Extracted records:
..............................
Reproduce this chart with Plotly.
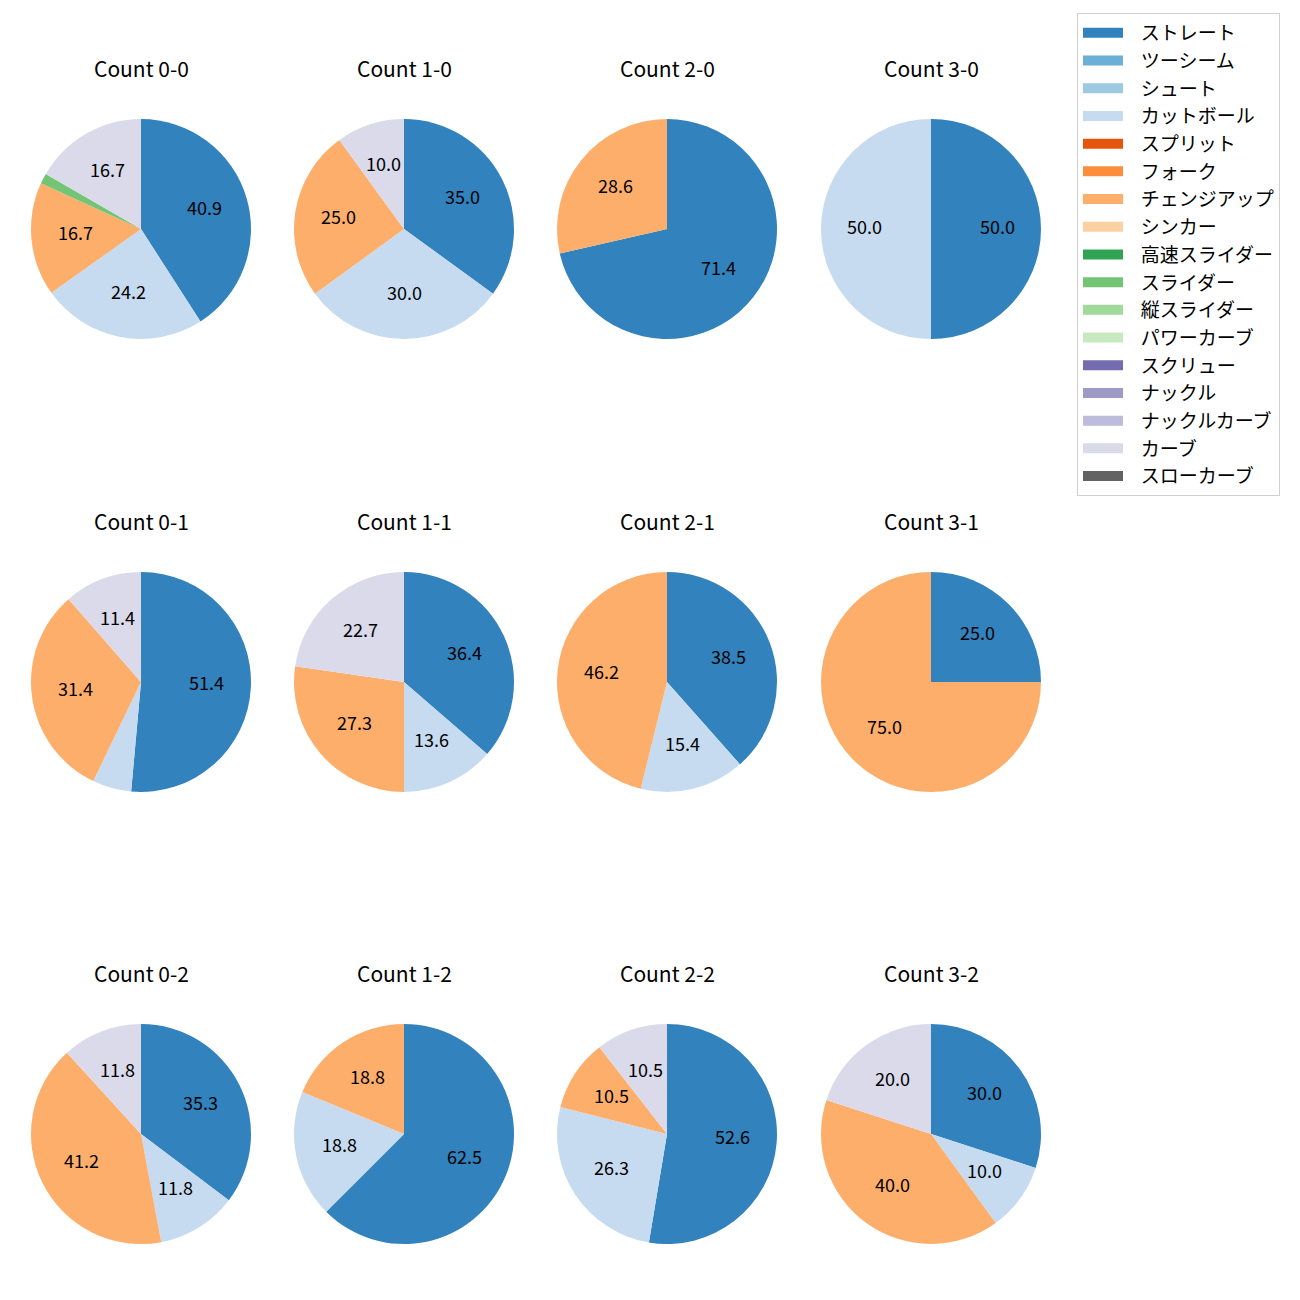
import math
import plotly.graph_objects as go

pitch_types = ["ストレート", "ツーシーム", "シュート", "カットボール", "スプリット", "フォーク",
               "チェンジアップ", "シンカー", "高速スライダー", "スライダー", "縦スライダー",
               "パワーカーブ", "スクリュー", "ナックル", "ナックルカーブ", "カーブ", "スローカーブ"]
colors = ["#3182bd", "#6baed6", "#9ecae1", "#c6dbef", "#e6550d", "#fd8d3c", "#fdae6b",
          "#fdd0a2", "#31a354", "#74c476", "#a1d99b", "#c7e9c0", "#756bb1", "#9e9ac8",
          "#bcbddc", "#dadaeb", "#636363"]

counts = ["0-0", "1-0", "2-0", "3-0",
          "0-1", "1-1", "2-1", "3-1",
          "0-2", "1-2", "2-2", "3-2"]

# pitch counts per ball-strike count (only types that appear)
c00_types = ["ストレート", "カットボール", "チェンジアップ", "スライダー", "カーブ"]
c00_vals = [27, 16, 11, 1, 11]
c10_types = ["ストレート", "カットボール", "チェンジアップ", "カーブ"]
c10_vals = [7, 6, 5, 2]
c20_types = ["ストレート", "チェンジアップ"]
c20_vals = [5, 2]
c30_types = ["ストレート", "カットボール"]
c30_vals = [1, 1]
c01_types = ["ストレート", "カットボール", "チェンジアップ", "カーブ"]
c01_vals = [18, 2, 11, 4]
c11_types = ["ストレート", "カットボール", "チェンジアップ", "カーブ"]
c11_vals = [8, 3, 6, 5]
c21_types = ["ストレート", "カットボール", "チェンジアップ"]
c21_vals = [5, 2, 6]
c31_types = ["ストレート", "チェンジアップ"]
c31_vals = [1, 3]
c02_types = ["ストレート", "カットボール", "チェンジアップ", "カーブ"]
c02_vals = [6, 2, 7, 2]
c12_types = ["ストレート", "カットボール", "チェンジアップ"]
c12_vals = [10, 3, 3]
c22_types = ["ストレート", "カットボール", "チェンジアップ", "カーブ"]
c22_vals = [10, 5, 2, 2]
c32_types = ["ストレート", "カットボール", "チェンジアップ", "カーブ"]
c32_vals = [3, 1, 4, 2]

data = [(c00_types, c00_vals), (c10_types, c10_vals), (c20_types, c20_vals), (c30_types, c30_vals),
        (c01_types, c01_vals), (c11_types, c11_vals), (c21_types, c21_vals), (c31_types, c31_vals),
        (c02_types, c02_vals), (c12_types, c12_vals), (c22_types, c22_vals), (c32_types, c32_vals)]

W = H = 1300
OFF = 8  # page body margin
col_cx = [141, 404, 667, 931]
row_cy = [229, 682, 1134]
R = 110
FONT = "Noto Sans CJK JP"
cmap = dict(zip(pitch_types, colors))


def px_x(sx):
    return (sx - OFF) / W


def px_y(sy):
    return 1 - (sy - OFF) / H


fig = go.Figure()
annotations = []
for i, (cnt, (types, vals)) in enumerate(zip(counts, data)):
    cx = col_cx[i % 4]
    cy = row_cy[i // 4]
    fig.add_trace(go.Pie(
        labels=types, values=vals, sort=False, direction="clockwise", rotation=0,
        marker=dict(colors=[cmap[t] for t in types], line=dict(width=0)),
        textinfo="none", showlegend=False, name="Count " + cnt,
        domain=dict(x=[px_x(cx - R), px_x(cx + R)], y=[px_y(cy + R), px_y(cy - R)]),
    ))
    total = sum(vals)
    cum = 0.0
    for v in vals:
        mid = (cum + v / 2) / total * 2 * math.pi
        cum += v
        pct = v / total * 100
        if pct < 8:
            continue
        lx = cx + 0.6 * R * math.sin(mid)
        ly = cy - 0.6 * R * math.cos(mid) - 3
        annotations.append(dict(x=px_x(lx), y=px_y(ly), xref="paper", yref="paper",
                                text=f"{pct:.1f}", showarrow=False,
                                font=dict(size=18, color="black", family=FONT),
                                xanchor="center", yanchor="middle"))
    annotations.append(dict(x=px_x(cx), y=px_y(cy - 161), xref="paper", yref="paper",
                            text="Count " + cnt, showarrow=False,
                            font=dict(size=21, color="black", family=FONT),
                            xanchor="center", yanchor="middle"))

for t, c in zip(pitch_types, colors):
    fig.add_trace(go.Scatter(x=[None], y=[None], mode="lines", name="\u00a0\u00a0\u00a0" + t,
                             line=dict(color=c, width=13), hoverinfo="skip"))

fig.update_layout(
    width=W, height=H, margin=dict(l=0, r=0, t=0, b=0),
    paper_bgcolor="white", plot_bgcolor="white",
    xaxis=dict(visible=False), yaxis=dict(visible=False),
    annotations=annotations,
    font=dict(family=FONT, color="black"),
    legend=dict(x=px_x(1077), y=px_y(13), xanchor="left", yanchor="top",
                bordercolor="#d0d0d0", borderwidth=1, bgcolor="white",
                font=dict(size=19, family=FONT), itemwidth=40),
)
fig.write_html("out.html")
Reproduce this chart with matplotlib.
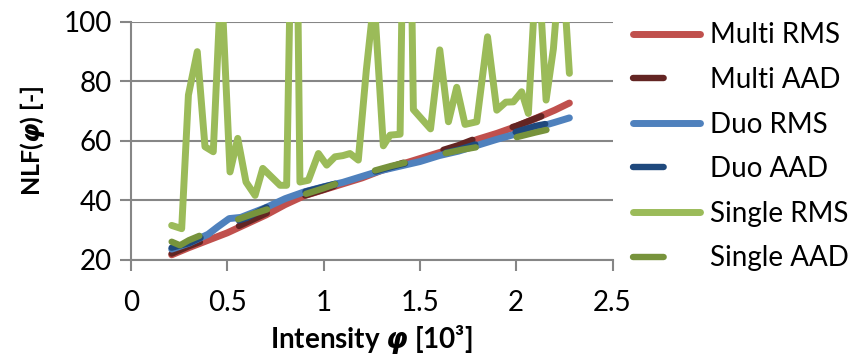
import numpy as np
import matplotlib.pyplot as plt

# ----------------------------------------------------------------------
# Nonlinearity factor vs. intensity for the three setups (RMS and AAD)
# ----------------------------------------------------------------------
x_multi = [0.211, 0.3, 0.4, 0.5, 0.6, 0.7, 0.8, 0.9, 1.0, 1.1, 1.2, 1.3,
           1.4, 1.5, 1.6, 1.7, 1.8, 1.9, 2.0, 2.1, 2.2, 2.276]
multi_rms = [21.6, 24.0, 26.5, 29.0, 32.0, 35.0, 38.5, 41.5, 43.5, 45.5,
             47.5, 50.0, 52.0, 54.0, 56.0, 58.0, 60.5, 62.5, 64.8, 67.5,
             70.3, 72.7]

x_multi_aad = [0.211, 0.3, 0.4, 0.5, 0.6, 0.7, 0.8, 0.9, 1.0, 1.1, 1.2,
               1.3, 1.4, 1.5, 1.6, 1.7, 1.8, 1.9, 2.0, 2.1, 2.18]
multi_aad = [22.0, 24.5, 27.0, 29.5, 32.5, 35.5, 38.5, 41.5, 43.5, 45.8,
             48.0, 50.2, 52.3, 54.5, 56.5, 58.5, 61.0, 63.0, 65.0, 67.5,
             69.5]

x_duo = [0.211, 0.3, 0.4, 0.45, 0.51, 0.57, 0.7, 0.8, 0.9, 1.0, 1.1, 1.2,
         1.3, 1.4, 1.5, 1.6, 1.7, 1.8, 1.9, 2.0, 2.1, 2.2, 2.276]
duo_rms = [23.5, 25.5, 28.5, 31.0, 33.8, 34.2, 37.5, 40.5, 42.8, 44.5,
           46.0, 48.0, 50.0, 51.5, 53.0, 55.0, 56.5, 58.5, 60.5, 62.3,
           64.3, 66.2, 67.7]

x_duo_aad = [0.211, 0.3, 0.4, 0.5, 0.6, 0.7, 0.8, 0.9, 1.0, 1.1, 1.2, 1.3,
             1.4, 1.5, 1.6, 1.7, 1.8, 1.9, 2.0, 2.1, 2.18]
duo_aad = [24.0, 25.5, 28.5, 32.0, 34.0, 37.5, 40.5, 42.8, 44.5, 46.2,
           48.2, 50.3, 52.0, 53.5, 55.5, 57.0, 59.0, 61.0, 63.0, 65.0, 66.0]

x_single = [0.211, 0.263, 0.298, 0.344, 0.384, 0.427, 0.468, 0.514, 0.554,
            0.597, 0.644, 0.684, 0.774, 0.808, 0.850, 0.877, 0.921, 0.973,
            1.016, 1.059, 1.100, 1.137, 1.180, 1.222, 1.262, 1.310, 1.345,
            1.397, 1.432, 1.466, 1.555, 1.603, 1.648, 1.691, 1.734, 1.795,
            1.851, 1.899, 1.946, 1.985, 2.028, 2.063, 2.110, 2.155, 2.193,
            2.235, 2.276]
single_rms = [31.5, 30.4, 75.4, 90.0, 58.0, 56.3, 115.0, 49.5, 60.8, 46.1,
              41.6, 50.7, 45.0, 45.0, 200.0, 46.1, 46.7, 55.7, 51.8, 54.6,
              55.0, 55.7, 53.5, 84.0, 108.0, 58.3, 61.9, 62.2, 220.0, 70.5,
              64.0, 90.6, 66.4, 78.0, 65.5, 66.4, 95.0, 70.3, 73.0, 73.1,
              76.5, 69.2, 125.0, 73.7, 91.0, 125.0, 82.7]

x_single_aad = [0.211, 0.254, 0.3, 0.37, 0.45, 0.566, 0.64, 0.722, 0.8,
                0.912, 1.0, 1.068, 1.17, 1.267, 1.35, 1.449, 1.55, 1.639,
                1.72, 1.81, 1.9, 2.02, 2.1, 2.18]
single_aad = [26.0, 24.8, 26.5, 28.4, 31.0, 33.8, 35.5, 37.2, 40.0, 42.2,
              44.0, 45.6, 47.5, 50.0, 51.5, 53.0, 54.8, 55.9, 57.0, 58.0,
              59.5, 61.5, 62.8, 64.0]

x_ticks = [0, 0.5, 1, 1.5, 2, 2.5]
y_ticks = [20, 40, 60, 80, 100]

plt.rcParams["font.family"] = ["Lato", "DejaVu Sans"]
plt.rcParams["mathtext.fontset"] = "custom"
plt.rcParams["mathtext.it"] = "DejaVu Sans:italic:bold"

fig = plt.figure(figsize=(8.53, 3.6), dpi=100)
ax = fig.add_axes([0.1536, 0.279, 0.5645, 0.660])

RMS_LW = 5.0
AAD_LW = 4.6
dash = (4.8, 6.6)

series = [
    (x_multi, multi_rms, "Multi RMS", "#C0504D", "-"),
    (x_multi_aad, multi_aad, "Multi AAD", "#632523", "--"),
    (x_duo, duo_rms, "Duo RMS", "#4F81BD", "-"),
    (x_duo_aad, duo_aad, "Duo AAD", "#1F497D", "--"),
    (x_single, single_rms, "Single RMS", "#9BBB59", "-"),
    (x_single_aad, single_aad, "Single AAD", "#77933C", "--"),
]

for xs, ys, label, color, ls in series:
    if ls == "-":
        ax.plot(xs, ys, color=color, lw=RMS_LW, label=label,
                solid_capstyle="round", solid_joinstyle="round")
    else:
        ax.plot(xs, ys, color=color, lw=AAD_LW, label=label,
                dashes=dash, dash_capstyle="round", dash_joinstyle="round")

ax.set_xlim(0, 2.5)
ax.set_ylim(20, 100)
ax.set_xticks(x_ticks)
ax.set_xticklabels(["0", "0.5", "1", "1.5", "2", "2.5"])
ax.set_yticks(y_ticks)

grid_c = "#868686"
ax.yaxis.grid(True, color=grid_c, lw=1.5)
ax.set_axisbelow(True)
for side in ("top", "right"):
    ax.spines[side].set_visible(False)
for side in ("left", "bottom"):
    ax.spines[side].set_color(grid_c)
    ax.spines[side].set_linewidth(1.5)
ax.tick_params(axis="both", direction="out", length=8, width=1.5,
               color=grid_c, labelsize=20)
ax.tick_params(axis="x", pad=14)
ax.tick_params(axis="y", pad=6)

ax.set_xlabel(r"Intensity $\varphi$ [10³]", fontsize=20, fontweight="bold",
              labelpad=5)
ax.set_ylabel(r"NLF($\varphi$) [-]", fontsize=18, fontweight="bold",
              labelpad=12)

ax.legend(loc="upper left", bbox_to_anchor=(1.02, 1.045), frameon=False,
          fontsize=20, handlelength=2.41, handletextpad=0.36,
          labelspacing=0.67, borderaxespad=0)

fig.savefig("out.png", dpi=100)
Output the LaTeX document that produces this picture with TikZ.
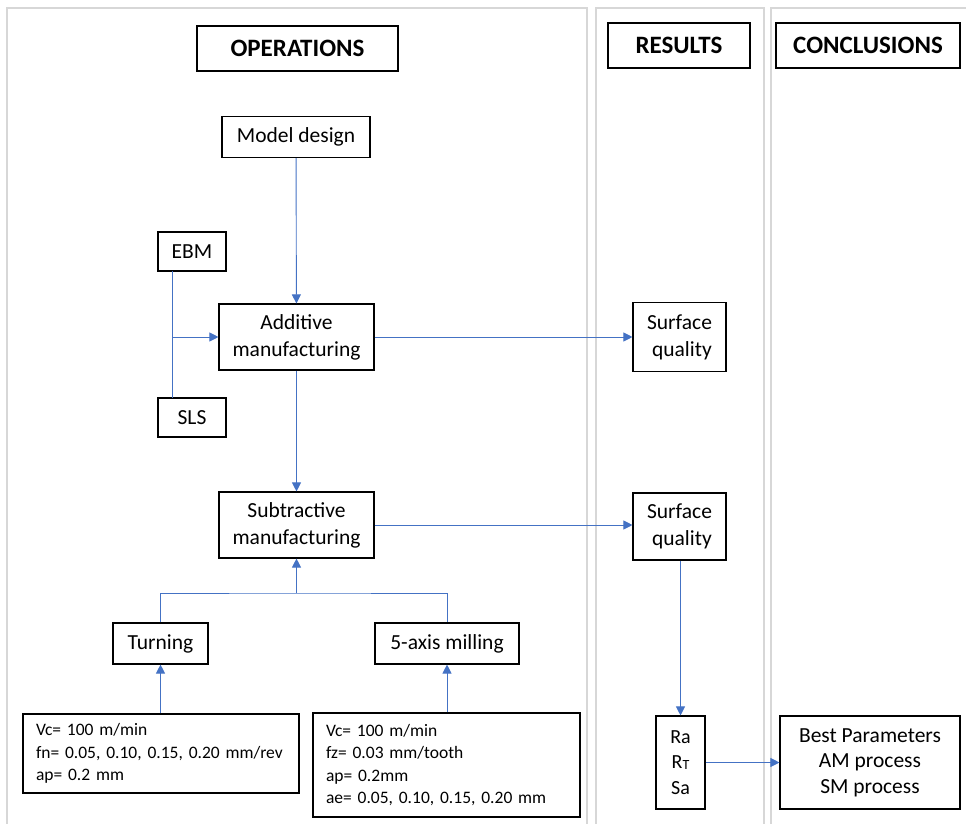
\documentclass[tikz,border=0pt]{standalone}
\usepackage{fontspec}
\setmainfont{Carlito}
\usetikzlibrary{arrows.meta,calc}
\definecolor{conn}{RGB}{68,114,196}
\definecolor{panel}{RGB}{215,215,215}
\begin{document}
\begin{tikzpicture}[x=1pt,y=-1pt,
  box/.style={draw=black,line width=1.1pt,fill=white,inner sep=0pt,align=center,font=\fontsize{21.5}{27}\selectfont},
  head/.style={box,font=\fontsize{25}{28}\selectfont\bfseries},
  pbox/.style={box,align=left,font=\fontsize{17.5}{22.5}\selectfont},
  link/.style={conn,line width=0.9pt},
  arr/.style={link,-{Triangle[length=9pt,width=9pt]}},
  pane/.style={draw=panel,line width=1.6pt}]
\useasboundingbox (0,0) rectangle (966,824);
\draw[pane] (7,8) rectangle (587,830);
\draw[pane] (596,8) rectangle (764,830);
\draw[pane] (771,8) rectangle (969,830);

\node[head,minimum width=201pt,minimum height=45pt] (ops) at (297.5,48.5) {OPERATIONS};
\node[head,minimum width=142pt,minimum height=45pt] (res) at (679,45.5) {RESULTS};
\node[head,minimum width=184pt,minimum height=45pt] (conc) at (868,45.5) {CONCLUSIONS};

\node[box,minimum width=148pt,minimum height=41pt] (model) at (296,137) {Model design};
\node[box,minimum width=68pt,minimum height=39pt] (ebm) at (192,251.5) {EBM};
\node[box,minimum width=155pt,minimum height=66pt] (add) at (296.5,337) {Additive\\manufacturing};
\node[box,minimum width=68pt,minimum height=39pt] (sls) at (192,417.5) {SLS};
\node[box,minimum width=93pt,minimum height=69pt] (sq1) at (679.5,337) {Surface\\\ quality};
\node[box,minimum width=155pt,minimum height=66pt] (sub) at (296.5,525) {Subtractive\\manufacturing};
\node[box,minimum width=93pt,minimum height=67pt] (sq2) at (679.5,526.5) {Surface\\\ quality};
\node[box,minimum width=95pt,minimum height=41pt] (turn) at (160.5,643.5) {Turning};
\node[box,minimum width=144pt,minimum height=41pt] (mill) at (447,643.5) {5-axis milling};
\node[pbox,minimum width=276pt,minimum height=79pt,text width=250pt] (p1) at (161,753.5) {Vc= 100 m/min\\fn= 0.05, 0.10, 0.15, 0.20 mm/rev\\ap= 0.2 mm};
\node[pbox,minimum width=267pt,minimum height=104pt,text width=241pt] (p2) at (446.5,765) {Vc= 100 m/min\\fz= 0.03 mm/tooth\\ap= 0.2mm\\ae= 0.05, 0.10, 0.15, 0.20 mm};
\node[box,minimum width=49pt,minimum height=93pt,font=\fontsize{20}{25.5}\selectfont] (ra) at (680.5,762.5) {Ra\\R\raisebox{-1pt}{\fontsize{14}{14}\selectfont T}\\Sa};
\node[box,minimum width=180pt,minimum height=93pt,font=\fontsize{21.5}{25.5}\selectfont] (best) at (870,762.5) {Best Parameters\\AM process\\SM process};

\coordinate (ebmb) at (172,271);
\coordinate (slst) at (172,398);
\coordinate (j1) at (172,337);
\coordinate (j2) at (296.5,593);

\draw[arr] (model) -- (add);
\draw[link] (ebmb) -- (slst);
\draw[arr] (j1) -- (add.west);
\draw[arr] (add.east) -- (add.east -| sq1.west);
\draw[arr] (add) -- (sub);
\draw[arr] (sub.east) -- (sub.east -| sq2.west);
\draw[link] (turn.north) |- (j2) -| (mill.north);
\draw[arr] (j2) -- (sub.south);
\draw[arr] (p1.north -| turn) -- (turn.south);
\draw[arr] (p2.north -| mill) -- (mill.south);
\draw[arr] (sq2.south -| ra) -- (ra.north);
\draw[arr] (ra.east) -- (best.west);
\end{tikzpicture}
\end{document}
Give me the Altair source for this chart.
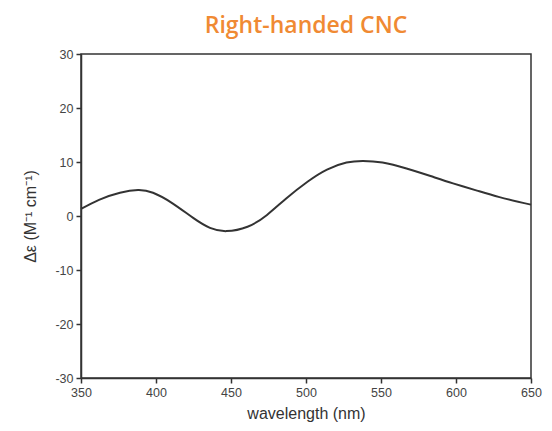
..............................
Exercise goal:
Nothing but the lines from the one with "Output the LaTeX" through the one with "width=184pt,minimum height=45pt] (conc)" is to be copied, exactly and ends included. Leave pictures out.

Result below:
Output the LaTeX document that produces this picture with TikZ.
\documentclass[tikz,border=0pt]{standalone}
\usepackage{fontspec}
\setmainfont{Carlito}
\usetikzlibrary{arrows.meta,calc}
\definecolor{conn}{RGB}{68,114,196}
\definecolor{panel}{RGB}{215,215,215}
\begin{document}
\begin{tikzpicture}[x=1pt,y=-1pt,
  box/.style={draw=black,line width=1.1pt,fill=white,inner sep=0pt,align=center,font=\fontsize{21.5}{27}\selectfont},
  head/.style={box,font=\fontsize{25}{28}\selectfont\bfseries},
  pbox/.style={box,align=left,font=\fontsize{17.5}{22.5}\selectfont},
  link/.style={conn,line width=0.9pt},
  arr/.style={link,-{Triangle[length=9pt,width=9pt]}},
  pane/.style={draw=panel,line width=1.6pt}]
\useasboundingbox (0,0) rectangle (966,824);
\draw[pane] (7,8) rectangle (587,830);
\draw[pane] (596,8) rectangle (764,830);
\draw[pane] (771,8) rectangle (969,830);

\node[head,minimum width=201pt,minimum height=45pt] (ops) at (297.5,48.5) {OPERATIONS};
\node[head,minimum width=142pt,minimum height=45pt] (res) at (679,45.5) {RESULTS};
\node[head,minimum width=184pt,minimum height=45pt] (conc) at (868,45.5) {CONCLUSIONS};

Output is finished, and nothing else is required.